Another thing I was interested in was knowing how the hosts were connected, considering the special location of the deployment I figured there would be constraints here. Steffan mentioned that 10GbE is very rare in these environments and that they have standardized on 1GbE. Number of connection is even limited and today they have 4 x 1GbE per server of which 2 are dedicated to Virtual SAN. The use of 1GbE wasn’t really a concern, the number of VMs is typically relatively low so the expectation was (and testing and production has confirmed) that 2 x 1GbE would suffice.

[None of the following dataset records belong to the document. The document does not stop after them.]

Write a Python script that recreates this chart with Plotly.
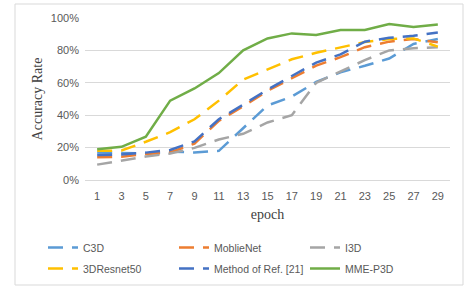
import plotly.graph_objects as go

epochs = ["1", "3", "5", "7", "9", "11", "13", "15", "17", "19", "21", "23", "25", "27", "29"]
c3d = [17, 16.8, 16.3, 17.5, 17, 18, 32, 46, 51.5, 60.5, 66.5, 70.5, 75, 84, 87]
mobilenet = [14, 14.4, 16, 17, 22.5, 36.5, 45.5, 55, 62.8, 70.6, 75.8, 82, 85.4, 87, 85]
i3d = [9.5, 12, 14.5, 16.3, 19.8, 25, 28.5, 35.5, 40, 60, 67, 74, 80, 81.3, 82]
resnet3d50 = [18, 18.2, 23.6, 29.5, 37.5, 49, 62, 68.5, 74.5, 78.5, 82, 85.2, 87, 87.4, 82.3]
ref21 = [15.4, 15.8, 16.9, 18.5, 23.8, 37.5, 46.5, 55.8, 64.2, 72.5, 77.5, 85.4, 87.8, 89, 91]
mme_p3d = [19, 20.5, 26.7, 49, 56.5, 66, 80, 87.4, 90.5, 89.5, 92.6, 92.6, 96.3, 94.5, 96]

series = [
    ("C3D", c3d, "#5B9BD5", "15px,9px", "legend"),
    ("MoblieNet", mobilenet, "#ED7D31", "15px,9px", "legend"),
    ("I3D", i3d, "#A5A5A5", "15px,9px", "legend"),
    ("3DResnet50", resnet3d50, "#FFC000", "15px,9px", "legend2"),
    ("Method of Ref. [21]", ref21, "#4472C4", "15px,9px", "legend2"),
    ("MME-P3D", mme_p3d, "#70AD47", "solid", "legend2"),
]

fig = go.Figure()
for name, vals, color, dash, leg in series:
    fig.add_trace(go.Scatter(
        x=epochs, y=[v / 100 for v in vals], name=name, mode="lines",
        line=dict(color=color, width=2.5, dash=dash), legend=leg,
    ))

W, H = 468, 289
L, R, T, B = 85, 18, 18, 109
pw, ph = W - L - R, H - T - B

leg_common = dict(
    orientation="h", xanchor="left", yanchor="top",
    entrywidth=86, entrywidthmode="pixels",
    font=dict(family="Liberation Sans", size=10.5, color="#595959"),
    traceorder="normal", itemclick=False, bgcolor="rgba(0,0,0,0)",
)

fig.update_layout(
    width=W, height=H,
    margin=dict(l=L, r=R, t=T, b=B, autoexpand=False),
    plot_bgcolor="white", paper_bgcolor="white",
    font=dict(family="Liberation Sans", size=11, color="#595959"),
    showlegend=True,
    legend=dict(x=(43 - L) / pw, y=(H - B - 233) / ph, **leg_common),
    legend2=dict(x=(43 - L) / pw, y=(H - B - 254) / ph, **leg_common),
    xaxis=dict(
        type="category", range=[-0.5, 14.5], showgrid=False, showline=True, linecolor="#d9d9d9",
        ticks="", tickfont=dict(size=11, color="#595959"), automargin=False, ticklabelstandoff=6,
        title=dict(text="epoch", font=dict(family="Liberation Serif", size=14, color="#404040"), standoff=7),
    ),
    yaxis=dict(
        range=[0, 1], dtick=0.2, tickformat=".0%", showgrid=True, gridcolor="#d9d9d9",
        zeroline=False, ticks="", tickfont=dict(size=11, color="#595959"), automargin=False, ticklabelstandoff=5,
        title=dict(text="Accuracy Rate", font=dict(family="Liberation Serif", size=14, color="#404040"), standoff=4),
    ),
)

fig.add_shape(
    type="rect", xref="paper", yref="paper",
    x0=(15 - L) / pw, x1=(463 - L) / pw, y0=(H - B - 285) / ph, y1=(H - B - 4) / ph,
    line=dict(color="#d9d9d9", width=1), fillcolor="rgba(0,0,0,0)", layer="below",
)

fig.write_html(
    "out.html",
    config={"displayModeBar": False},
    post_script="document.body.style.margin='0';document.body.style.overflow='hidden';",
)
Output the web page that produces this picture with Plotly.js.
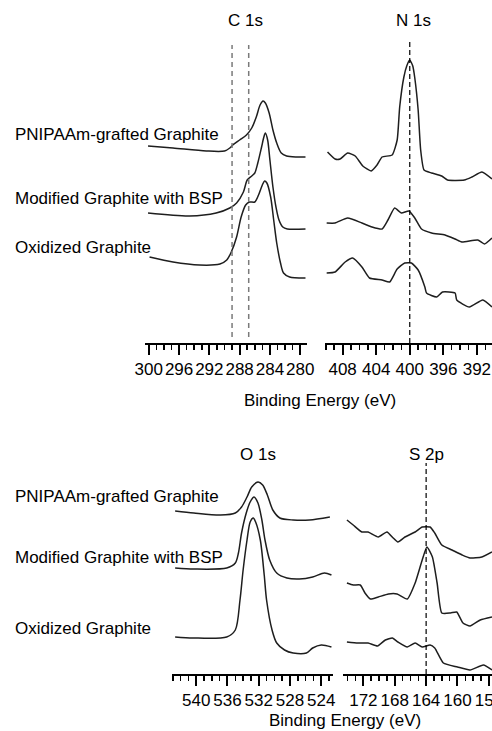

As we were wrapping up our conversation I asked Steffan what he learned during the design/implementation, besides all the great benefits already mentioned. Steffan said that they learned quickly how critical the disk controller is and that you need to pay attention to which driver you are using in combination with a certain version of the firmware. The HCL is leading, and should be strictly adhered to. When Steffan started with VSAN the Healthcheck plugin wasn’t released yet unfortunately as that could have helped with some of the challenges. Other caveat that Steffan mentioned was that when single device RAID-0 sets are being used instead of passthrough you need to make sure to disable write-caching. Lastly Steffan mentioned the importance of separating traffic streams when 1GbE is used. Do not combine VSAN with vMotion and Management for instance. vMotion by itself can easily saturate a 1GbE link, which could mean it pushes out VSAN or Management traffic.

It is fair to say that this is by far the most exciting and special use case I have heard for Virtual SAN. I know though there are some other really interesting use cases out there as I have heard about installations on cruise ships and trains as well. Hopefully I will be able to track those down and share those stories with you. Thanks Steffan and TeleComputing for your time and great story, much appreciated!